Good eye!
Author: Sara Rider

For some children, kindergarten and first grade are a breeze – as long as they are sitting at the front of the room and the chalkboard is close by. But move them to the back of the room and suddenly things get fuzzy. We’ve all known children who begin their school careers with less-than-perfect vision. But once that problem is recognized – and appropriate glasses are resting on their noses – everything becomes clear and bright again. And school can once again be fun.

But for some children, vision problems can continue to interfere with learning, even if their vision has been corrected to 20/20.

“When we think about children’s vision problems, we often think about glasses,” says Briana Larson, O.D., F.C.O.V.D., F.A.A.O., founder of the Optometry Center for Vision Therapy. “We want to know that children can see the board, or that their vision is 20/20. Those things are obviously important, but there are other things that can affect classroom performance.”

According to the American Academy of Ophthalmology, vision problems can interfere with the process of learning.

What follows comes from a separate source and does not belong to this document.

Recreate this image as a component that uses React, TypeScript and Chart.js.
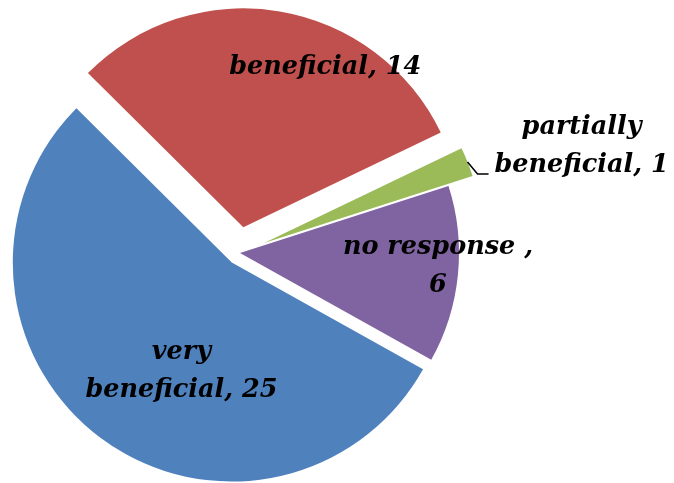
import React, { useEffect, useRef } from "react";
import { Chart, registerables } from "chart.js";

Chart.register(...registerables);

// ---- data ----
const categories = ["beneficial", "partially beneficial", "no response ", "very beneficial"];
const values = [14, 1, 6, 25];
const colors = ["#C0504D", "#9BBB59", "#8064A2", "#4F81BD"];

// ---- presentation ----
const explodeDist = [26, 27, 1, 12];
// label placement: fraction along the slice angle, fraction of radius, words before line break
const labelFrac = [0.66, 0.5, 0.46, 0.438];
const labelRadial = [0.82, 1, 0.906, 0.547];
const labelBreak = [0, 1, 3, 1];
const labelOutside = [false, true, false, false];

const FONT = 'italic bold 25.5px "DejaVu Serif"';
const LINE_H = 38;

const explodePlugin = {
  id: "explode",
  afterDatasetUpdate(chart: any, args: any) {
    args.meta.data.forEach((el: any, i: number) => {
      if (el.__wrapped) return;
      const proto = Object.getPrototypeOf(el);
      el.draw = function (ctx: CanvasRenderingContext2D, area: any) {
        const d = explodeDist[i] || 0;
        const mid = (this.startAngle + this.endAngle) / 2;
        ctx.save();
        ctx.translate(Math.cos(mid) * d, Math.sin(mid) * d);
        proto.draw.call(this, ctx, area);
        ctx.restore();
      };
      el.__wrapped = true;
    });
  },
};

const labelPlugin = {
  id: "sliceLabels",
  afterDatasetsDraw(chart: any) {
    const ctx: CanvasRenderingContext2D = chart.ctx;
    const meta = chart.getDatasetMeta(0);
    ctx.save();
    ctx.font = FONT;
    ctx.fillStyle = "#000000";
    ctx.textAlign = "center";
    ctx.textBaseline = "middle";
    meta.data.forEach((el: any, i: number) => {
      const d = explodeDist[i] || 0;
      const mid = (el.startAngle + el.endAngle) / 2;
      const vx = el.x + Math.cos(mid) * d;
      const vy = el.y + Math.sin(mid) * d;
      const words = `${categories[i]}, ${values[i]}`.split(" ").filter((w) => w.length);
      const br = labelBreak[i];
      const lines = br > 0 ? [words.slice(0, br).join(" "), words.slice(br).join(" ")] : [words.join(" ")];
      if (labelOutside[i]) {
        const a = el.startAngle + (el.endAngle - el.startAngle) * labelFrac[i];
        const sx = vx + Math.cos(a) * el.outerRadius;
        const sy = vy + Math.sin(a) * el.outerRadius;
        const ex = sx + 10;
        const ey = sy + 12;
        const fx = ex + 11;
        ctx.strokeStyle = "#000000";
        ctx.lineWidth = 1.5;
        ctx.beginPath();
        ctx.moveTo(sx, sy);
        ctx.lineTo(ex, ey);
        ctx.lineTo(fx, ey);
        ctx.stroke();
        const cx = fx + 93;
        const top = ey - 9 - LINE_H * (lines.length - 1);
        lines.forEach((ln, k) => ctx.fillText(ln, cx, top + k * LINE_H));
      } else {
        const a = el.startAngle + (el.endAngle - el.startAngle) * labelFrac[i];
        const r = el.outerRadius * labelRadial[i];
        const cx = vx + Math.cos(a) * r;
        const cy = vy + Math.sin(a) * r;
        const top = cy - (LINE_H * (lines.length - 1)) / 2;
        lines.forEach((ln, k) => ctx.fillText(ln, cx, top + k * LINE_H));
      }
    });
    ctx.restore();
  },
};

export default function App() {
  const ref = useRef<HTMLCanvasElement>(null);
  useEffect(() => {
    if (!ref.current) return;
    const chart = new Chart(ref.current, {
      type: "pie",
      data: {
        labels: categories,
        datasets: [
          {
            data: values,
            backgroundColor: colors,
            borderWidth: 0,
            clip: false as any,
          },
        ],
      },
      options: {
        responsive: false,
        animation: false,
        rotation: -45.2,
        radius: 219,
        layout: { padding: { left: 0, right: 196, top: 23, bottom: 0 } },
        plugins: {
          legend: { display: false },
          tooltip: { enabled: false },
          title: { display: false },
        },
      },
      plugins: [explodePlugin, labelPlugin],
    });
    return () => chart.destroy();
  }, []);
  return (
    <div style={{ position: "absolute", left: 0, top: 0, width: 674, height: 483, background: "#ffffff" }}>
      <canvas ref={ref} width={674} height={483} style={{ display: "block" }} />
    </div>
  );
}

These problems range from visual tracking problems – the ability of the eyes to move together on the page when reading – to binocular vision disorder, where the eye muscles aren’t working well together. While these problems can affect learning, the American Academy of Ophthalmology points out that vision problems are not the cause of primary dyslexia or learning disabilities.

But vision problems can make tasks most of us take for granted much more difficult.

“You think it’s automatic for the eyes to move together on a page when you open a book, but there are children and adults whose eyes don’t track well together,” explains Dr. Larson. “It’s pretty detrimental and can cause them to lose their place or skip a word.”

Children and adults can also suffer from convergence insufficiency, which is a problem with binocular vision – the vision we use for close-up tasks like reading.

“In convergence insufficiency, the eyes aren’t coming together when they look at something up close. People who suffer from this often have reduced focus or reduced attention for reading. It can also cause eye-strain, double vision and headaches.”

According to the American Academy of Optometry (AAO) and the American Optometric Association (AOA), eye-strain and convergence insufficiency can be a significant handicap to learning. In a joint statement, the AAO and AOA also recognize that there are more subtle visual defects that influence learning, affecting different people to different degrees.

These and other types of problems can exist even if children have 20/20 vision. And the problems will not be detected on a typical elementary school vision screening. When children have these types of vision problems, it can lead to behavior problems or problems with attention, according to Dr. Larson.

“Another sign is avoidance of near-work, particularly in preschool and elementary-aged children,” adds Dr. Larson.

While the problems can first be noticed in an elementary-aged student, if nothing is done to correct these problems, the vision problems can continue to affect learning.

“By the time children reach high school or college, the symptoms of these types of vision problems become more obvious,” says Dr. Larson. “Students can get headaches when they read or it can seem that the words move on the page. It can reduce their reading speed or reduce their comprehension when they lose their place. They can confuse words that look similar.”

Once the particular type of vision problem is diagnosed, the problem can be treated and the eyes retrained through vision therapy. The Children’s Eye Foundation defines vision therapy as “an attempt to develop or improve visual skills and abilities; improve visual comfort, ease and efficiency; and change visual processing or interpretation of visual information.” This type of therapy is called orthoptics and includes the treatment of defective eye movement and coordination as well as problems with binocular vision.

According to the Children’s Eye Foundation, orthoptic vision therapy can include eye exercises to improve binocular function. These eye exercises can help in treating convergence insufficiency. The American Academy of Ophthalmology advises convergence insufficiency can be treated with “near-point exercises, prism-convergence exercises or computer-based convergence exercises.”

While many national medical groups agree that optometry can play a role in overcoming visual problems, the AAO and AOA describe optometric treatment as “one aspect of a multidisciplinary approach required to prepare the individual for life-long learning.”

But the American Academy of Ophthalmology also points out that scientific evidence does not support the effectiveness of these exercises or other treatments in cases of “complex pediatric neurocognitive conditions.”

According to Dr. Larson, vision problems can be confused with other problems, like dyslexia. The AAO and AOA also maintain that “treatment programs for learning-related vision problems must be designed individually to meet each person’s unique needs.”

When the right approach to the problem is found, the results can be dramatic.

The first step if you suspect a problem is always a conversation with your pediatrician. He or she may then refer you to an ophthalmologist or optometrist for additional screening.

With correct diagnosis and treatment, a child’s eyes can function the way they were intended – bringing words, numbers and symbols into clear focus and opening up a world of learning.

Sara Rider is a native Austinite who has worked with physicians and hospitals throughout Texas. She frequently writes freelance articles on health topics for newspapers and magazines.